Problem: Fashion Style Editing

Our goal is to develop a learning-based system that can manipulate the fashion style of human imagery using text descriptions. This task has a wide range of relevant applications, including virtual try-on, product design and content creation. Despite being a subtask of general image editing, it poses a unique set of challenges due to the innate elusiveness of fashion style concepts (e.g., 'street') and the need for delicate modification of whole-body human images.

Approach: FaSE

overview

We propose Fashion Style Editing (FaSE), a novel framework that leverages a generative human prior to achieve fashion style editing by navigating its learned latent space. We choose StyleGAN-Human (Fu and Li et al. (2022)) as our generative prior, for its impressive capacity for whole human image generation.

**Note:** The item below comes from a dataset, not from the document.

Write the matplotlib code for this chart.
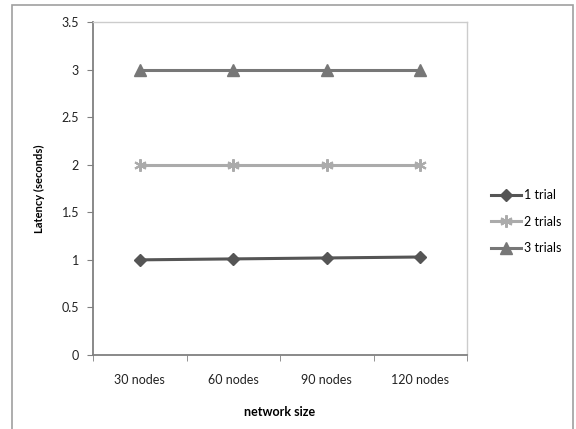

Upon this pretrained human generation system, we envision something like StyleCLIP (Patashnik et al. (2021)). Hence, we initially run experiments with naive StyleCLIP latent-mapper implementation with little success as illustrated below.


overview

We find that the existing text-driven editing methods fall short for our problem due to their overly simplified guidance signal. To address this, we propose two directions to reinforce the guidance: textual augmentation and visual referencing. The former involves generating additional text descriptions to enrich the guidance signal, while the latter involves providing visual references to the model by retrieving relevant images from our fashion database. These two strategies successfully enhance the guidance signal and enable fashion style editing, as shown below.


overview

Experiments

overview

Evident from the above figure, our FaSE framework successfully projects abstract fashion concepts with minimal irrelevant modification to the base image. We can see that applying naive StyleCLIP method to fashion domain fails in visualizing high-level target concepts.


overview

We further share insights on the latent space structure of StyleGAN-Human. When we compartmentalize the W+ space into three sections as done in StyleCLIP, we empirically discover that mid and fine layers mostly contribute to fashion style editing, while the coarse layer is mainly responsible for the posture of the generated human. Among these two, the mid layer is more sensitive to the high-level fashion concepts (e.g., 'formal'), while the fine layer is more sensitive to texture details (e.g., 'blue color').